═════ Material ═════
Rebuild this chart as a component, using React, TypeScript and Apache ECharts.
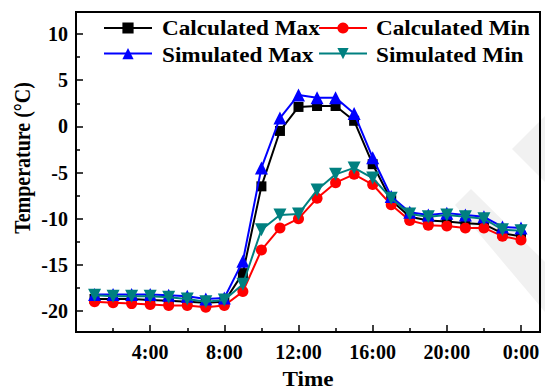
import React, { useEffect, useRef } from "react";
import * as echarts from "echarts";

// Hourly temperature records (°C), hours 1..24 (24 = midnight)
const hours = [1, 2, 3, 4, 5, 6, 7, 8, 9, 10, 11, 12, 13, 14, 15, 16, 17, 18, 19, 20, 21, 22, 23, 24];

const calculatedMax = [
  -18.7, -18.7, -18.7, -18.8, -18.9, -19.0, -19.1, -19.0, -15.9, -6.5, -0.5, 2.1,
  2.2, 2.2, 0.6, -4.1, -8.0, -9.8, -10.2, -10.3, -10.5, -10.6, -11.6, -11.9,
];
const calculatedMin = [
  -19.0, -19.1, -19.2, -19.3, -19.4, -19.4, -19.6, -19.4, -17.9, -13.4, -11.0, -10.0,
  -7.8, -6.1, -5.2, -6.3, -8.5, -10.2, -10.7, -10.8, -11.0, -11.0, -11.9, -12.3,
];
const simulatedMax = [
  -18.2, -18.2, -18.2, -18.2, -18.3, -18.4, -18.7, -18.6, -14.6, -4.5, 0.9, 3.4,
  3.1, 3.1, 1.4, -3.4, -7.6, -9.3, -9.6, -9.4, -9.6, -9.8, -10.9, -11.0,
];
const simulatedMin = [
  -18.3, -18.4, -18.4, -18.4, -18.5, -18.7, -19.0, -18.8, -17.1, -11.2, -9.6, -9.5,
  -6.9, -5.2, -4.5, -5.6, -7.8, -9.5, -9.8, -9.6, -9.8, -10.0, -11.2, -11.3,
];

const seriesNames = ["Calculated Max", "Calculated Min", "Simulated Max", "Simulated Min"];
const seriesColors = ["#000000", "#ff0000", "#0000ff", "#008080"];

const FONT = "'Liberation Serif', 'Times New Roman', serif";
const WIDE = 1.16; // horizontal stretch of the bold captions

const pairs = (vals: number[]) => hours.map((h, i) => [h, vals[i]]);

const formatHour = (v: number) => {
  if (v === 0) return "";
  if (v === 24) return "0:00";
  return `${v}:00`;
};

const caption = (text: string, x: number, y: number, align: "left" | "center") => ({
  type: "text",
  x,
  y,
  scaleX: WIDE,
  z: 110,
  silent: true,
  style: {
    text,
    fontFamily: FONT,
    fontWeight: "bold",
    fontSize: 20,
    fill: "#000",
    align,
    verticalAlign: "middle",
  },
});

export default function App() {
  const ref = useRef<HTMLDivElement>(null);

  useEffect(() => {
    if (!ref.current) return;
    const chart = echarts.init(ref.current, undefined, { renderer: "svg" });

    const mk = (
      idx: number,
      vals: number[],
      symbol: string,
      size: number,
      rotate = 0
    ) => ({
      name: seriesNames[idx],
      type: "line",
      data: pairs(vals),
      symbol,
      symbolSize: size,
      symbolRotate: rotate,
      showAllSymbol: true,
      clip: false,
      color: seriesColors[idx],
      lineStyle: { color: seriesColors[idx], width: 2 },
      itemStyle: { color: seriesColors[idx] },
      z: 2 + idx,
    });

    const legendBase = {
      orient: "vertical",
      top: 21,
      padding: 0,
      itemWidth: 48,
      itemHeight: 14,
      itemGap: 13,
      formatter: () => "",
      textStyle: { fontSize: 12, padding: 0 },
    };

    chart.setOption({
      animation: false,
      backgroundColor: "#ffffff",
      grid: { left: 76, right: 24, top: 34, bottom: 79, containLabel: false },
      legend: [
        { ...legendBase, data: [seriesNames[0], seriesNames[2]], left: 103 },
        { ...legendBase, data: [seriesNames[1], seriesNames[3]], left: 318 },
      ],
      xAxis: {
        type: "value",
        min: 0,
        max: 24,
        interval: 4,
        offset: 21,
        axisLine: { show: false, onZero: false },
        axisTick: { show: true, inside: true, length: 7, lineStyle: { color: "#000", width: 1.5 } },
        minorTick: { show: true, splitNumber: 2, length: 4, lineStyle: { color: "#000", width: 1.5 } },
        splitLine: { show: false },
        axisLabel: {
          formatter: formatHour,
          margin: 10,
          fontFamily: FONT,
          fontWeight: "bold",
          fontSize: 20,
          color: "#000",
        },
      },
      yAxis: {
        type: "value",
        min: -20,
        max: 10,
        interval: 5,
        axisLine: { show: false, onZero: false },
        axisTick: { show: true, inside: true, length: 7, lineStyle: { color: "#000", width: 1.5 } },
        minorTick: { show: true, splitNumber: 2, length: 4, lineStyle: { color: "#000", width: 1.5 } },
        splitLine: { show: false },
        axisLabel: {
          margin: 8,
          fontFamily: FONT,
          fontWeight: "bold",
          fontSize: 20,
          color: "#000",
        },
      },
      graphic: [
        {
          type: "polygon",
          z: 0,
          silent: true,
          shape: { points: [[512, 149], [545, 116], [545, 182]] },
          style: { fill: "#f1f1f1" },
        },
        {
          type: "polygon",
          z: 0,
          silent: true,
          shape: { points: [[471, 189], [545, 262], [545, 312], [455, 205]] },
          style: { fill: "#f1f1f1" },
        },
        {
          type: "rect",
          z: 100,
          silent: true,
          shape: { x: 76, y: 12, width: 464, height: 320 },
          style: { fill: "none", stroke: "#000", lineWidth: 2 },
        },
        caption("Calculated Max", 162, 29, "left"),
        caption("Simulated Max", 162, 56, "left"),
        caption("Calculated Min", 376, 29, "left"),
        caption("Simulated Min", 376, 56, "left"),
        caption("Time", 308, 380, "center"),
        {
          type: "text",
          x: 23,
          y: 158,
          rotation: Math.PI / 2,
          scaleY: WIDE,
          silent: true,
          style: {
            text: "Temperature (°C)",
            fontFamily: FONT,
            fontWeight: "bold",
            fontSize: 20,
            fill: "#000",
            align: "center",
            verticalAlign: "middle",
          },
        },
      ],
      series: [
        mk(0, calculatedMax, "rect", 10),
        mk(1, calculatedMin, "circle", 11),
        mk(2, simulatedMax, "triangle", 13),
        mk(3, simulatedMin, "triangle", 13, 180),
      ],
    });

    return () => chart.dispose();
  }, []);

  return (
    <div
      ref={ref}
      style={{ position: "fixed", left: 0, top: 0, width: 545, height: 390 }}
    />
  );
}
═════
* Given exercise *
Work out how many lines of the listing above include the word "React". Report only the number.

* Reply *
2